> _Data lines_:

•••••

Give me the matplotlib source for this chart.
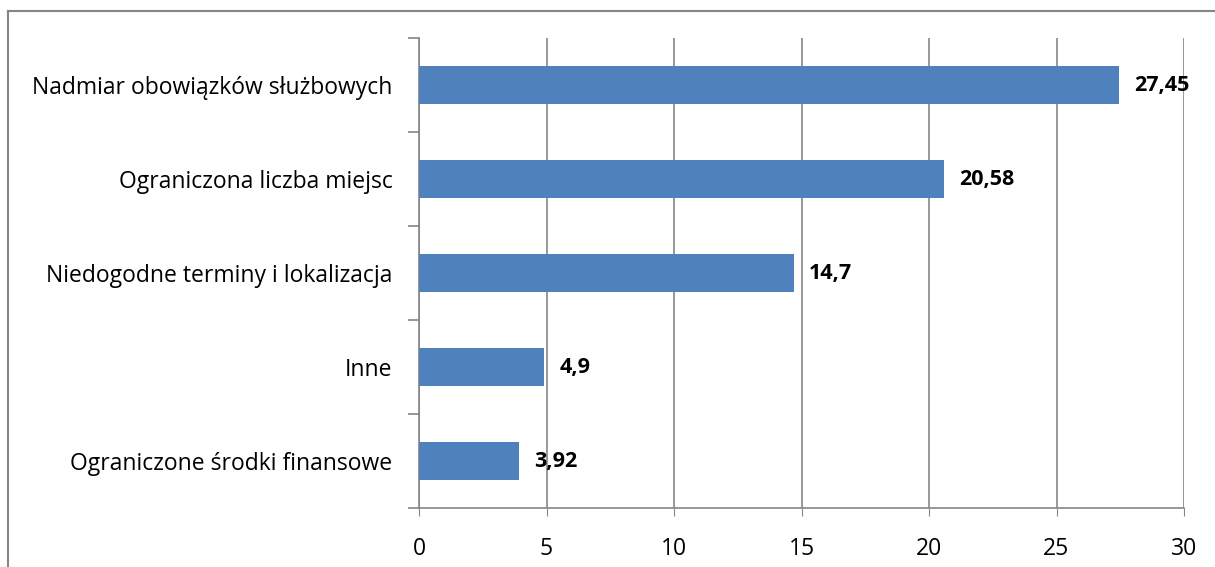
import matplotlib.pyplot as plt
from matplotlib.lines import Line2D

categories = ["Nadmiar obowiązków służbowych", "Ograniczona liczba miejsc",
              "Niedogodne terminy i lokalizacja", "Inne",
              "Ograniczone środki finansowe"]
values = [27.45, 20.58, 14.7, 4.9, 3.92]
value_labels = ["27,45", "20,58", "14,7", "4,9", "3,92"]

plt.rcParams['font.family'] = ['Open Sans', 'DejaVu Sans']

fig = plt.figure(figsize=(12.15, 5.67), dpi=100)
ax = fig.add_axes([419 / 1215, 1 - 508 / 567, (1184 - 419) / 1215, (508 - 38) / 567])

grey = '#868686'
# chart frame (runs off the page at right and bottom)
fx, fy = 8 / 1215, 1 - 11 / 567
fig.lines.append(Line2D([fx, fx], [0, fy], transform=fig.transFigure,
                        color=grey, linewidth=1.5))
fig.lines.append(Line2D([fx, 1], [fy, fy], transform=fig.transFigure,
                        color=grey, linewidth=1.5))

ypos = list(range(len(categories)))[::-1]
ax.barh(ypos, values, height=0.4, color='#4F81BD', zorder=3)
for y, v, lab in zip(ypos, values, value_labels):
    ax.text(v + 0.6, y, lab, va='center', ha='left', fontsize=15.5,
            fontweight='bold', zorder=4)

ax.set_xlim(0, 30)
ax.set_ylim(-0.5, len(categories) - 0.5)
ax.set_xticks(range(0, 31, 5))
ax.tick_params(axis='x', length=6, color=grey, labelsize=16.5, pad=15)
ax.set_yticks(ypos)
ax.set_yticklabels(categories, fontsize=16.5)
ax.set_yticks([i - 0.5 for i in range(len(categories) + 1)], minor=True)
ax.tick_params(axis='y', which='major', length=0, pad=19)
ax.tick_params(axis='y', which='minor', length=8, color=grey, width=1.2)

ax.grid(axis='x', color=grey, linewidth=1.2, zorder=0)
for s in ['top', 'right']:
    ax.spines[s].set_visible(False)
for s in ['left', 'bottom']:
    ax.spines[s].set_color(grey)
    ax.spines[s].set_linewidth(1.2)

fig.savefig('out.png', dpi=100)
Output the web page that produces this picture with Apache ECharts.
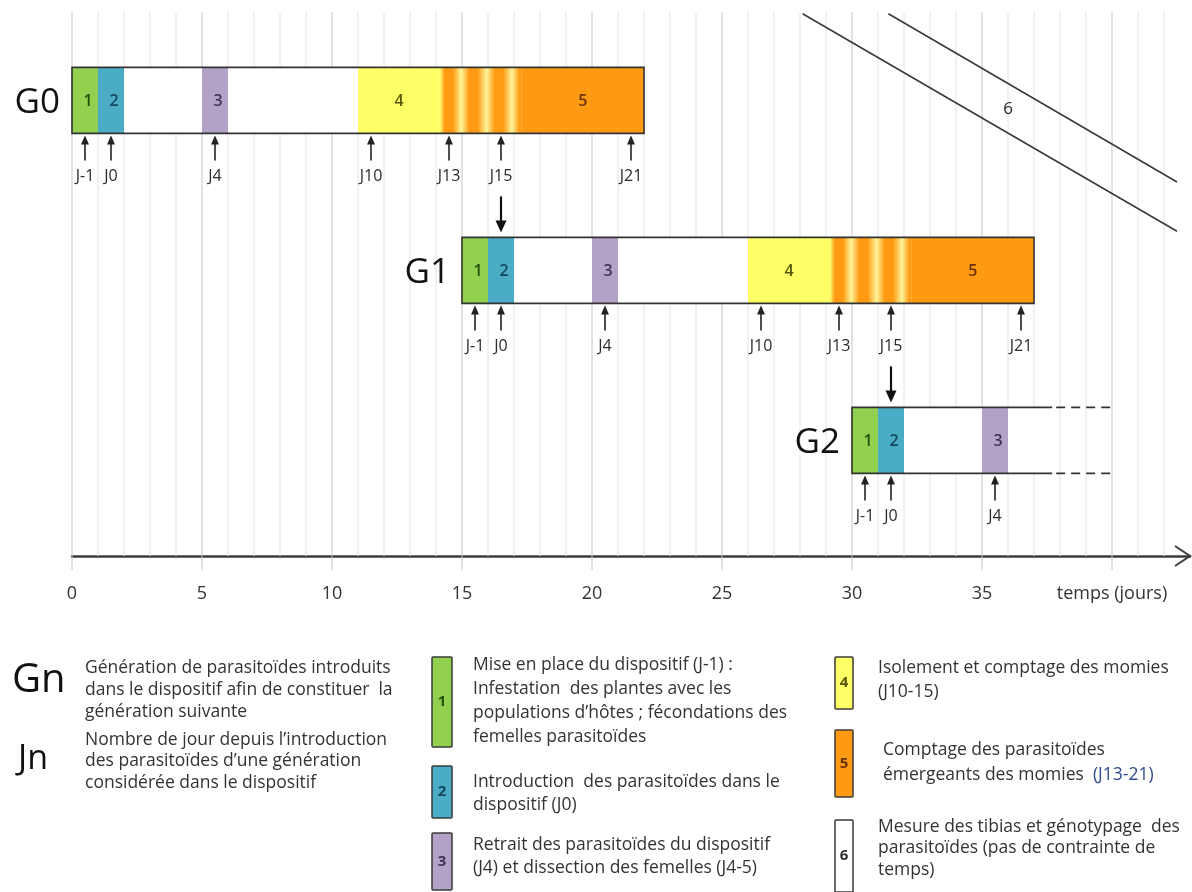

•••••

> _Task_: Your task is to reproduce exactly the lines from the start of the data above through the line containing "ax = fig.add_axes([419", leaving every picture out.

> _Response_:
Give me the matplotlib source for this chart.
import matplotlib.pyplot as plt
from matplotlib.lines import Line2D

categories = ["Nadmiar obowiązków służbowych", "Ograniczona liczba miejsc",
              "Niedogodne terminy i lokalizacja", "Inne",
              "Ograniczone środki finansowe"]
values = [27.45, 20.58, 14.7, 4.9, 3.92]
value_labels = ["27,45", "20,58", "14,7", "4,9", "3,92"]

plt.rcParams['font.family'] = ['Open Sans', 'DejaVu Sans']

fig = plt.figure(figsize=(12.15, 5.67), dpi=100)
ax = fig.add_axes([419 / 1215, 1 - 508 / 567, (1184 - 419) / 1215, (508 - 38) / 567])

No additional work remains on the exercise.